Elvers has been organizing the event ever since she arrived at SC 13 years ago, usually taking on the bulk, if not all of the planning herself. This year, however, she received some help in the form of an intern in SC junior Katie Patrick, who played an important role in the beginning stages of the process.

Patrick worked with Elvers over the summer, which is when the majority of the project recruitment and development phase of the planning takes place. In fact, Elvers begins that all-important phase for Humanics in Action Day as early as late spring. Patrick helped by contacting organizations and institutions to ask them to participate.

“It’s all about just building up from years past what organizations you worked with and making sure that they know that it’s [HIAD] here still,” Patrick said.

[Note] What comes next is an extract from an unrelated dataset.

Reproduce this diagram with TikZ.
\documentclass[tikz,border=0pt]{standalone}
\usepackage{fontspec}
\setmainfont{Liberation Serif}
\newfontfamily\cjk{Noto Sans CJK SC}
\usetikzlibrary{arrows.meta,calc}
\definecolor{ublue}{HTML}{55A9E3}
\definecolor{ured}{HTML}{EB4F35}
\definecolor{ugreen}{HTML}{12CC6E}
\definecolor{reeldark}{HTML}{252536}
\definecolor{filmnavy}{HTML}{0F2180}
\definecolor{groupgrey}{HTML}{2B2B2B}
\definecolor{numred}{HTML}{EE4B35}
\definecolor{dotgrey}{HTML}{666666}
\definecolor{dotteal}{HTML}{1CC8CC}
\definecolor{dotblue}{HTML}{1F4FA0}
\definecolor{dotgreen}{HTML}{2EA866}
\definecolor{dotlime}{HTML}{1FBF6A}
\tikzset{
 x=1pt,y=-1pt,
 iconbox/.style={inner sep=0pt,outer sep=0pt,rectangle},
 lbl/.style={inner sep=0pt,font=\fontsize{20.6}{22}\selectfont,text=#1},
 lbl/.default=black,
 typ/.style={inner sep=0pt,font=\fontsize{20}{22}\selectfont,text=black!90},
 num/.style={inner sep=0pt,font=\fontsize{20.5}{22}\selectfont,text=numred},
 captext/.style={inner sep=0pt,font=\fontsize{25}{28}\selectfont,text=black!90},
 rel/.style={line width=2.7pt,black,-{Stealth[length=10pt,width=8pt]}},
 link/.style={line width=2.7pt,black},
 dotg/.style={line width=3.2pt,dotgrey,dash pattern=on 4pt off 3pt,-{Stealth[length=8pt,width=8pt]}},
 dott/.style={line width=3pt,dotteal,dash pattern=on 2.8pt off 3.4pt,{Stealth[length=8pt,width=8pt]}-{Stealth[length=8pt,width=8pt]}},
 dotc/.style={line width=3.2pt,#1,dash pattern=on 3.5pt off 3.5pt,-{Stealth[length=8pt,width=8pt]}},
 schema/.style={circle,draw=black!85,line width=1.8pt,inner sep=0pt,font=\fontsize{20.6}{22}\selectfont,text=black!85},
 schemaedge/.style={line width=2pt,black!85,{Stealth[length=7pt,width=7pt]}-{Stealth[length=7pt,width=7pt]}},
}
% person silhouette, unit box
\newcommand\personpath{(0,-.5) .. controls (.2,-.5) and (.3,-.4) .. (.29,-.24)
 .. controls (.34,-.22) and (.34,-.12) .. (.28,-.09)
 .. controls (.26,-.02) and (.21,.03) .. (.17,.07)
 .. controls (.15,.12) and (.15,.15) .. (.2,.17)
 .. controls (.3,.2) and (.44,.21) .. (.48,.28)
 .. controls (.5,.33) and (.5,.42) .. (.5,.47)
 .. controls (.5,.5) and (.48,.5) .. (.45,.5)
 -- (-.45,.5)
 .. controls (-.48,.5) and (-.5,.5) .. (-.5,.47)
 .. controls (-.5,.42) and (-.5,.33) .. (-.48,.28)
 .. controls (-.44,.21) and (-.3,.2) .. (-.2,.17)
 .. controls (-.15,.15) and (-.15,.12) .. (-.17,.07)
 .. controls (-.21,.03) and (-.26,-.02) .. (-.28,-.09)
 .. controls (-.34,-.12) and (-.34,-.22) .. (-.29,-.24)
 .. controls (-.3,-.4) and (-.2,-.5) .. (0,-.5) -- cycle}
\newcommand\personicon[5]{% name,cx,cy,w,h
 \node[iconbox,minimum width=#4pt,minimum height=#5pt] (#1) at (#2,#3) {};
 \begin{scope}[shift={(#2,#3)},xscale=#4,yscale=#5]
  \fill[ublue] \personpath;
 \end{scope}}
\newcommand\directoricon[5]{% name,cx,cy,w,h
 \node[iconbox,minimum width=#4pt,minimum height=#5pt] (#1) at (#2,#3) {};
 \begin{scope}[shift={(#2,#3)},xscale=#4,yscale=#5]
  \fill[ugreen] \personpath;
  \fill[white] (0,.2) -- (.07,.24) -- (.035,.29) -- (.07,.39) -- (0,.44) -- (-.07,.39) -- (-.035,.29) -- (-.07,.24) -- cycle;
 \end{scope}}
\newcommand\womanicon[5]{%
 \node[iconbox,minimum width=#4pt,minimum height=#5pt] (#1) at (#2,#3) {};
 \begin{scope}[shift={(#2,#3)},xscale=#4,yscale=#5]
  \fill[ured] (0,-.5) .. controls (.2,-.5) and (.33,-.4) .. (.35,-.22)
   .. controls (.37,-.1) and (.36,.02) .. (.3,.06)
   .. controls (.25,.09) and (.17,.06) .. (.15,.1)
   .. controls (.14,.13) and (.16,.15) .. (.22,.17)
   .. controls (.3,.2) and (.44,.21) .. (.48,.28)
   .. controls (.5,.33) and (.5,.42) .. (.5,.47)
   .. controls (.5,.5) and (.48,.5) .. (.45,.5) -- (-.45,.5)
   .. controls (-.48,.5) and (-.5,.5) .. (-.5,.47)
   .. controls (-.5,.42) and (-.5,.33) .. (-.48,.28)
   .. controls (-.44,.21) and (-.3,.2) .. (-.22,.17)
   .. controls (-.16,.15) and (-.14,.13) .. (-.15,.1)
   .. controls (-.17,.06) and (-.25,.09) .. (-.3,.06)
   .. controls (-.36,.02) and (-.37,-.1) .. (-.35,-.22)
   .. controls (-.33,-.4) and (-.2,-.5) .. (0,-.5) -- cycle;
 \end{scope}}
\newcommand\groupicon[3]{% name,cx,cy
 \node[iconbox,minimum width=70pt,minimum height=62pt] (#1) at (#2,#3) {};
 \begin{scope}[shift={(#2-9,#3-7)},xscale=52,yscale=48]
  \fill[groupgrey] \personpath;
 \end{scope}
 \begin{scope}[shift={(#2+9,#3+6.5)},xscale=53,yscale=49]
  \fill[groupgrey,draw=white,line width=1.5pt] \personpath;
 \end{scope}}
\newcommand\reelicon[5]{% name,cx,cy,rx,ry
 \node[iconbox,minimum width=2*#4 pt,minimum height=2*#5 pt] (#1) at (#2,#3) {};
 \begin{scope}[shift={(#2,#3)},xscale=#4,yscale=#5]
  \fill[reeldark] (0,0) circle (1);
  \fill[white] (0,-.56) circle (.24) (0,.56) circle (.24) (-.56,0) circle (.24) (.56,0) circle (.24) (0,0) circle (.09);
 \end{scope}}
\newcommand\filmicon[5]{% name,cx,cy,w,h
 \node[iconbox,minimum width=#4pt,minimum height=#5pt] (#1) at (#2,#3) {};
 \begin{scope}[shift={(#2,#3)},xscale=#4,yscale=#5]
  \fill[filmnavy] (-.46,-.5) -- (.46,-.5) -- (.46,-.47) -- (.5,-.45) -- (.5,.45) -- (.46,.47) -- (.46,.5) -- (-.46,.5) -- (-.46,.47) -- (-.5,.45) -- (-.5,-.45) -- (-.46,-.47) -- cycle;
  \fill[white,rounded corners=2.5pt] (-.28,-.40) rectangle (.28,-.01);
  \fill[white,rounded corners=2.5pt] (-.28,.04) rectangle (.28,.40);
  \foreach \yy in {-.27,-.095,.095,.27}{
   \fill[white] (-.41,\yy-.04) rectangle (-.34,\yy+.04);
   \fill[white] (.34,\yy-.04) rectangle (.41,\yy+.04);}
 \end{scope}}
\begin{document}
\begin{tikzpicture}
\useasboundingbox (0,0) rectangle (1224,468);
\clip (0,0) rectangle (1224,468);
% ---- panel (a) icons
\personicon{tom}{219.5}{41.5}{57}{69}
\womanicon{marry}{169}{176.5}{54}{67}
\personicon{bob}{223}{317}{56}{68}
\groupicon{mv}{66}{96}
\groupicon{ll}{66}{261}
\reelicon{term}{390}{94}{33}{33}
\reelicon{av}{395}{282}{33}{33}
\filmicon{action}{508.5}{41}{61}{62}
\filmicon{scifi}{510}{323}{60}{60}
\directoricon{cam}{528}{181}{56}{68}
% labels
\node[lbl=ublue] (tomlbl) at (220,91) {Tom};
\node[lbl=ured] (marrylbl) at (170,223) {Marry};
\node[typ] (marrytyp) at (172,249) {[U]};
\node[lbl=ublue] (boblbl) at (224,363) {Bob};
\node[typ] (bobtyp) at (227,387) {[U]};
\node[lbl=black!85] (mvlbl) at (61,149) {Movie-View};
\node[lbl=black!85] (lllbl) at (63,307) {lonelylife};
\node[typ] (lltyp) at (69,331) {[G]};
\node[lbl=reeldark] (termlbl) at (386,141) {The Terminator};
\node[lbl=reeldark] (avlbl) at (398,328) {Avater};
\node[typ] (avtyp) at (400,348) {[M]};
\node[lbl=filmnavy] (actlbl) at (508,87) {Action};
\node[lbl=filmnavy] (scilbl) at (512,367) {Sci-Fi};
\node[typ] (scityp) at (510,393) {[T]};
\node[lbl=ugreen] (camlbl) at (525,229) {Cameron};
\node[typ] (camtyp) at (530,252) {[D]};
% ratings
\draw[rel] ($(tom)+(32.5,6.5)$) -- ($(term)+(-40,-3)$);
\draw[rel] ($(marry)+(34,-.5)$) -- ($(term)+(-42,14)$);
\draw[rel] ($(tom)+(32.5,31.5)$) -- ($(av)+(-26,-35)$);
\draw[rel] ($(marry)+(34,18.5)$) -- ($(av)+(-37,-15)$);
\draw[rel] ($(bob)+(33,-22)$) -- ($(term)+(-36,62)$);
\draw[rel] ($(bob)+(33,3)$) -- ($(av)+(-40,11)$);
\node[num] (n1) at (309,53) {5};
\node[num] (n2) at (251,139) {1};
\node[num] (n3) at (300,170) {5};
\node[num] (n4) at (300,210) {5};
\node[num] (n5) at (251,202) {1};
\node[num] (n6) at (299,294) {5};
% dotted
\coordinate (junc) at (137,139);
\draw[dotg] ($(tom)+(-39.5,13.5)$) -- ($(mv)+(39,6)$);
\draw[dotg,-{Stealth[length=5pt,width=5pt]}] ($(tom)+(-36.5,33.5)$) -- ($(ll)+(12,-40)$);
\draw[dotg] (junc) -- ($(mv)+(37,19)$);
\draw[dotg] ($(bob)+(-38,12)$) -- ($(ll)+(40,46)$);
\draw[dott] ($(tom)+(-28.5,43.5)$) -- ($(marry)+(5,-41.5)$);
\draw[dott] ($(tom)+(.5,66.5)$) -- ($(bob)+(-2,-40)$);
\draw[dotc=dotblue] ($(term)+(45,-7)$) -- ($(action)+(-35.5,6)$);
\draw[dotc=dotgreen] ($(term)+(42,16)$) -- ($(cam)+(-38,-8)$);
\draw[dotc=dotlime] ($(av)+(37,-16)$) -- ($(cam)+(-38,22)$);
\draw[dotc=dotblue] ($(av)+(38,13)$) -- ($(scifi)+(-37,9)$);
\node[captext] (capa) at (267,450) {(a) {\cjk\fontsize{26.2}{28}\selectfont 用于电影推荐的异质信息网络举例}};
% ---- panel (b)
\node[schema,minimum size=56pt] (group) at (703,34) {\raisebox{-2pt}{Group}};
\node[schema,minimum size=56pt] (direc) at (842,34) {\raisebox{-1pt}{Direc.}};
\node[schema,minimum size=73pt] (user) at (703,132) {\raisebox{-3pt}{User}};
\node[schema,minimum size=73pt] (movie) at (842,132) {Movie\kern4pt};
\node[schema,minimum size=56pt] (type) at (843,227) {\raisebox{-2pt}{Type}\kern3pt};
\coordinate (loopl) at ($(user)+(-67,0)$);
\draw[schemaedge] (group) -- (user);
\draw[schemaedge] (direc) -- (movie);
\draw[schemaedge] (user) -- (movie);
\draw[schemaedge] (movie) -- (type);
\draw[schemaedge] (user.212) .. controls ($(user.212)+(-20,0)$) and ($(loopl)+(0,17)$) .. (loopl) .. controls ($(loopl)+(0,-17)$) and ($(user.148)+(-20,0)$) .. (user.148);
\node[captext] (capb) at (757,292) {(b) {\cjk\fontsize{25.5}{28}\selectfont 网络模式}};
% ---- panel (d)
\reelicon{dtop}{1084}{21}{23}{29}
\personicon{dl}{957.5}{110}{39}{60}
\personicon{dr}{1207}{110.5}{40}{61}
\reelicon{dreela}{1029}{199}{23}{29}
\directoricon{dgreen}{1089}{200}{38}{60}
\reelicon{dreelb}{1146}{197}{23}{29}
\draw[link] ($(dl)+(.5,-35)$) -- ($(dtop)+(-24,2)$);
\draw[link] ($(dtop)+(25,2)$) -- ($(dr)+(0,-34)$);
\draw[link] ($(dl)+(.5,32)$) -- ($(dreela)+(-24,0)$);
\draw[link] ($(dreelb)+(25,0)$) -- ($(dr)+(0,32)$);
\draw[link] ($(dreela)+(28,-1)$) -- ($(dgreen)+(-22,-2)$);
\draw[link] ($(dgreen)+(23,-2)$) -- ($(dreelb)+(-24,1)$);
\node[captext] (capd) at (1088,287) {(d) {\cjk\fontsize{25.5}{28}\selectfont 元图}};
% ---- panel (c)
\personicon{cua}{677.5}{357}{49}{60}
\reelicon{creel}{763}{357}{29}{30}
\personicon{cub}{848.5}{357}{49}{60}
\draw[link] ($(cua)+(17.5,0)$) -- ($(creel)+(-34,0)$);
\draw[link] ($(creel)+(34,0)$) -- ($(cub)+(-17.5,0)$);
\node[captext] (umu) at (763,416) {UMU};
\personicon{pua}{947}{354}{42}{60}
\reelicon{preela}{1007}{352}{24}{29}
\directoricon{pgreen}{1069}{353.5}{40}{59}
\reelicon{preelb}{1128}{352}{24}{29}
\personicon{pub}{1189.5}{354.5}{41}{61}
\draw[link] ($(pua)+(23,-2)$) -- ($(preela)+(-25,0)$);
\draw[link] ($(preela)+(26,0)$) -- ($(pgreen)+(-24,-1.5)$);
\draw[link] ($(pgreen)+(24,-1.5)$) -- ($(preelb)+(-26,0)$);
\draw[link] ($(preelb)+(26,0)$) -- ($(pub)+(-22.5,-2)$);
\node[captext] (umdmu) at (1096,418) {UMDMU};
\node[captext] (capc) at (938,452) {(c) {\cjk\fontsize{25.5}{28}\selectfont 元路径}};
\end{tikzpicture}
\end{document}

Patrick and Elvers organized and confirmed approximately 105 projects this year in order to accommodate the amount of volunteers that participate annually. Although the groups that participate in Humanics in Action Day are receiving volunteer work, they still have to put in some effort on their side to make the day a success because they have to occupy the SC volunteers for around two hours.

“It takes a lot of coordination and supervision on the part of the school or the agency to do something like that,” Elvers said.

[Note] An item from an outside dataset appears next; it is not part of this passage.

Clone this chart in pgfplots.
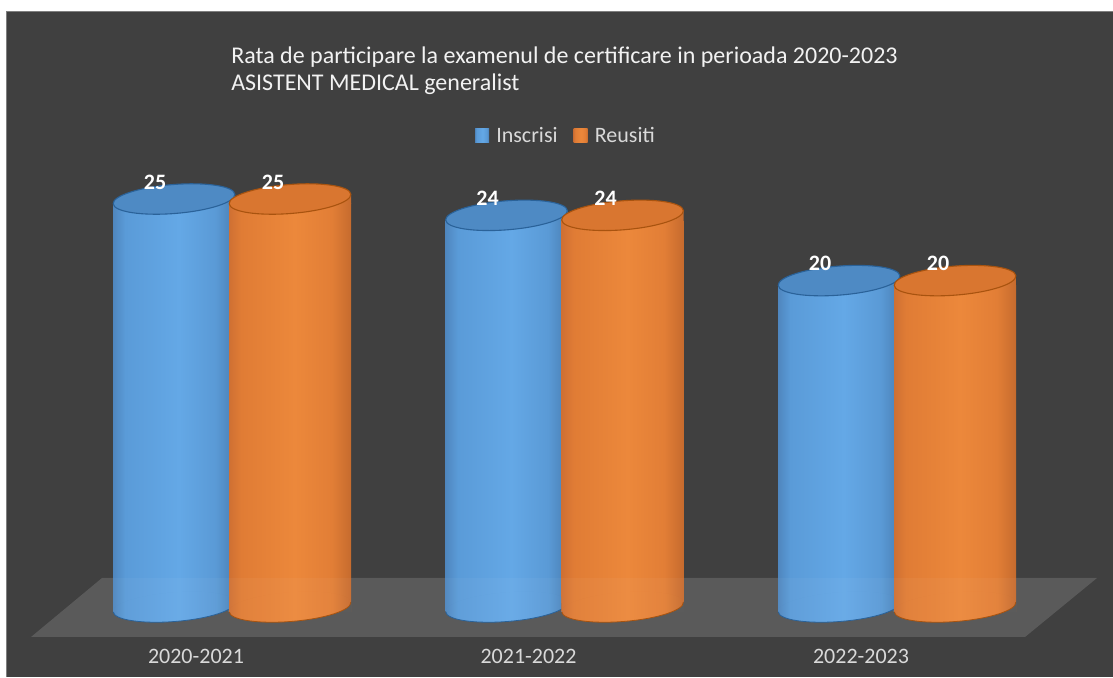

Despite struggling to find enough projects some years, the productivity of the SC groups and overall demeanor that they bring to the sites has won over a lot of groups and consequently made Elvers’ job easier.

“Because our groups do such a fabulous job when they’re out there, and they do make an impact and people do continue to serve, it has been easier over the years to recruit those projects,” Elvers said.

SC volunteer groups cover a broad spectrum, from athletic teams, to Humanics classes, to Pre-Camp and everything in between. The projects range from a group of four people needed to help clean up graffiti around the city, to a group of around 100 people cleaning up Reed’s Landing. This year, a significant addition to the list of projects is working with elementary school students to promote college awareness.

“There’s an organized effort in the city of Springfield this year to raise college awareness and access amongst all of the youth in Springfield from elementary school all the way through high school,” Elvers said. “We’re designing college awareness activities and ways for college students to talk to third, fourth and fifth graders about aspiring to go to college.”

The SC mission statement is “to educate students in spirit, mind and body for leadership in service to humanity by building upon its foundation of Humanics and academic excellence.”

Humanics in Action Day has become such a beloved tradition because of how closely it adheres to that statement.

“We’re actually living through our mission statement,” Patrick said.

Although it is the college’s biggest single day of service, Humanics in Action Day takes place towards the beginning of the fall semester because it is not the climax, but instead, the beginning of what Elvers hopes is a yearlong dedication to service.

“This isn’t it. This is just the kickoff and we hope that you end up at a site that you feel engaged [at] and that you meet people and you want to go back [to],” Elvers said.